Statements of Financial Position

  • Statements of Financial Position, commonly known as Balance Sheets, demonstrate a company’s financial position at a particular moment in time, often the end of a fiscal year.
  • They display what a business owns (assets) and owes (liabilities), as well as the value of shareholders’ equity.
  • Assets are items with economic value that are expected to provide benefit in the future, such as cash, inventory, and property.
  • Liabilities represent the financial obligations a business needs to pay off, which can include short-term obligations like accounts payable and long-term ones like loans and bonds.
  • Shareholders’ equity, or owner’s equity, is derived by subtracting liabilities from assets. It represents the portion of the company owned outright by shareholders.
  • Current assets and current liabilities, representing items to be used up or paid off within a year, are typically separated from non-current or long-term assets and liabilities.
  • Intangible assets, including patents, copyrights or brand value, are non-physical assets that also form part of a company’s assets.
  • The Statement of Financial Position follows the fundamental accounting equation: Assets = Liabilities + Shareholders’ Equity.
  • Accurate and timely statements are crucial for strategic decision making within the business, as well as for external users like investors and creditors.
  • Analyzing the change in key items on the Statement of Financial Position over time, or ratio analysis, can provide useful insights into the company’s financial health.

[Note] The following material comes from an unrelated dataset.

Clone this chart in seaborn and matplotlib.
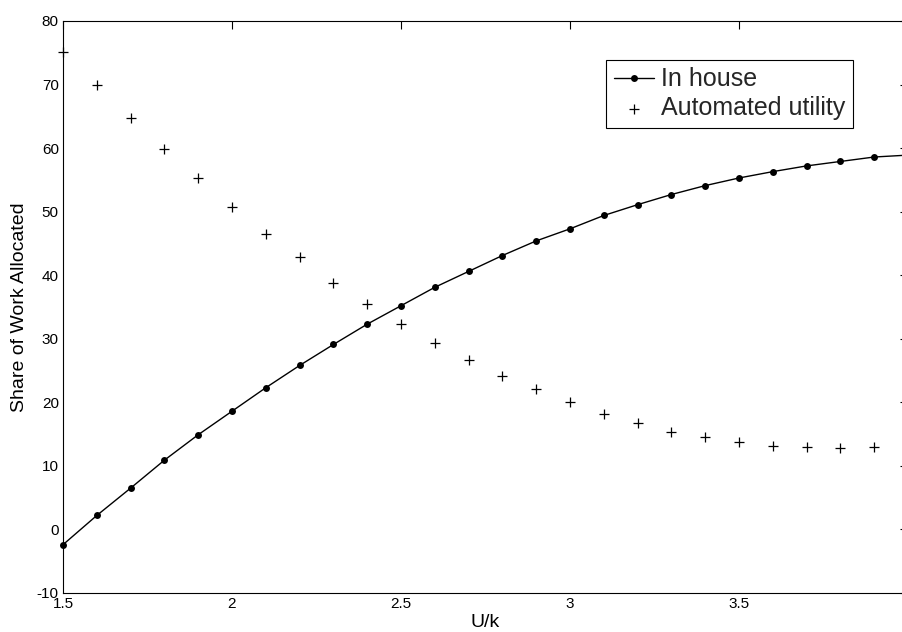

  • It is important to understand the limitations of Statements of Financial Position. They only provide a snapshot of the company at one point in time and may not reflect the true worth of the company if its assets were to be sold.
  • Some items, like the worth of a skilled workforce or potential market opportunities, are not captured on these statements.
  • Understanding the Statement of Financial Position is crucial for managing finance effectively, assessing risk, and ensuring the business’s sustainable performance.